Las maravillas pueden enraizar en cualquier terreno. Un terreno fértil, apto para la cría de abejas que aporten miel, ovejas y algunos tomates (el rico pomodoro), sirve de sustento para recrear la peculiar fábula que surgía de la mente de la directora italiana Alice Rohrwaher, que con El país de las maravillas (Le Meraviglie) nos une a la imperfecta y definitivamente encantadora familia protagonista.
En el festival de Cannes y Sevilla también percibieron ese encanto real, en ocasiones onírico, que desprende esta película sencilla que nos habla de los cambios. Todo cambia, hasta nuestras percepciones sobre el fin, estemos preparados o no.
Es fácil conectar con los ojos pardos de Gelsomina, la primogénita de esta familia. Son sus ojos los que nos llevan a descubrir su dia a día y cómo pequeños gestos cotidianos conducen al cambio que citaba. Es la mayor de cuatro hermanas, legado de ese hombre de genio norteño que ve en ella un preciado tesoro en el que basar el futuro. Ella es el punto fuerte que congenia con esta Italia que se nos muestra, aferrada a la tierra y a vivir de lo que ella surge, en una familia de las que ya apenas quedan, creyente tanto en la libertad en su proceder como en el trabajo duro, de manos propias, para sobrevivir.

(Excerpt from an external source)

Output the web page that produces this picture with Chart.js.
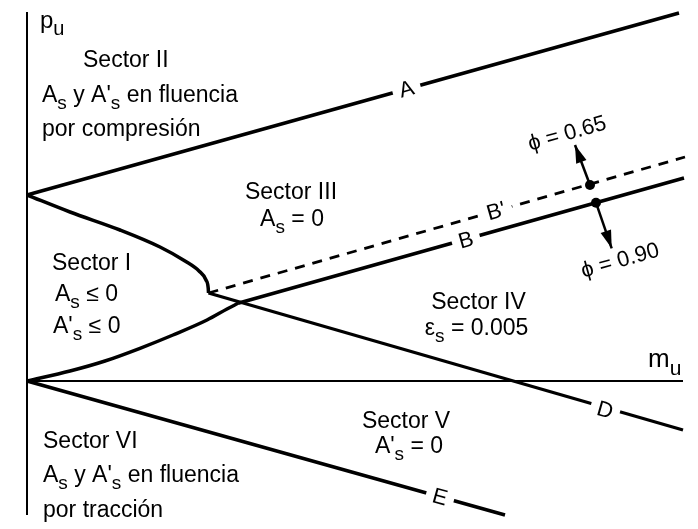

Con sutileza se desvelan las posiciones de cada uno, ya que Gelso, además de una trabajadora incansable, es también niña, una que va camino de ser mujer, se encuentra en esa fina línea que bordea a cada momento, entre el deseo y la necesidad, la osadía y el sentido común.
Papá sólo tiene ojos para la niña, la que siempre le miró con admiración y nunca debiera crecer, es el que marca la estanqueidad, quien no tolera la mutación del mundo, que parece que sólo va a peor. Pero la evolución es algo incontrolable y crecer, tan necesario como el respirar. Así encontramos ambas formas de sentir lo que les rodea, esos padres que han huido de la civilización para volver a vivir de lo terrenal para sentirse de nuevo vivos y dejar a sus hijas crecer en sintonía con la naturaleza, y la necesidad de soñar y avanzar de las mismas, cada una a un ritmo, asociado a su edad.
Porque estos apicultores no están lejos de todo, y su ausencia de normalidad se reafirma con esos elementos externos que aparecen para dar un vuelco a sus vidas. Son algo real, duro, como acoger a un joven delincuente para que les ayude en el trabajo como un modo de rehabilitación y algo etéreo, ficcionado, como un programa de televisión presentado por una mujer que se asemeja más a un hada de los bosques dispuesta a hacer realidad todos tus deseos (interpretada por Monica Bellucci, su interacción con la joven protagonista nos induce a pensar tanto en una madre como en una diosa).
Confrontar todas estas novedades lleva a Gelsomina a vivir esa dualidad, y poco a poco la directora transforma nuestra visión, de un modo apenas perceptible, para disfrutar de ella. Se trata de una película sencilla, heterogénea, llena de vida. No hay sentimentalismo exacerbado al ver cómo evoluciona tanto su principal protagonista como todo aquello que le rodea. Pese al conservadurismo que irradia esa libertad que abandera el padre, no hay frenos a lo que todas las mujeres que le rodean decidan, hay una frágil visión de todo lo que se aferra al pasado, se aleja del individualismo en un hogar sin necesidad de intimidad, fluye con determinación ante las virtudes de un mundo que se va quebrando bajo sus pies.
Rohrwacher se mueve entre sus recuerdos, su tierra, su cine. Nos habla del abandono de la niñez, de la belleza de todo aquello que nos rodea, de un adiós anunciado que nos lleva a algo distinto, por descubrir… todo esto se apoya en su reparto, en la naturalidad de personas tan poco adulteradas, en brillantes detalles que no necesitan artificios, incluso aquellas simulaciones televisivas se presentan tal como son, con todos sus pliegues y cables, con todo el glamour difuminado. No hay música que arrebate nuestra atención, tan apenas un magnífico momento de complicidad entre hermanas coreando la canción T’Appartengo de Ambra Angiolini, algo que tal vez nos sirva de pista para situar el tiempo en que todo transcurre, aunque carezca de importancia, cuando las paredes de esa gran casa son un muro convertido en tiempo, ese que pasa y lo modifica. La huella que todos dejamos (y un camello), la huella de Gelsomina (un gran descubrimiento Maria Alexandra Lungu) y todos los que viven a su alrededor. Y ya no estoy.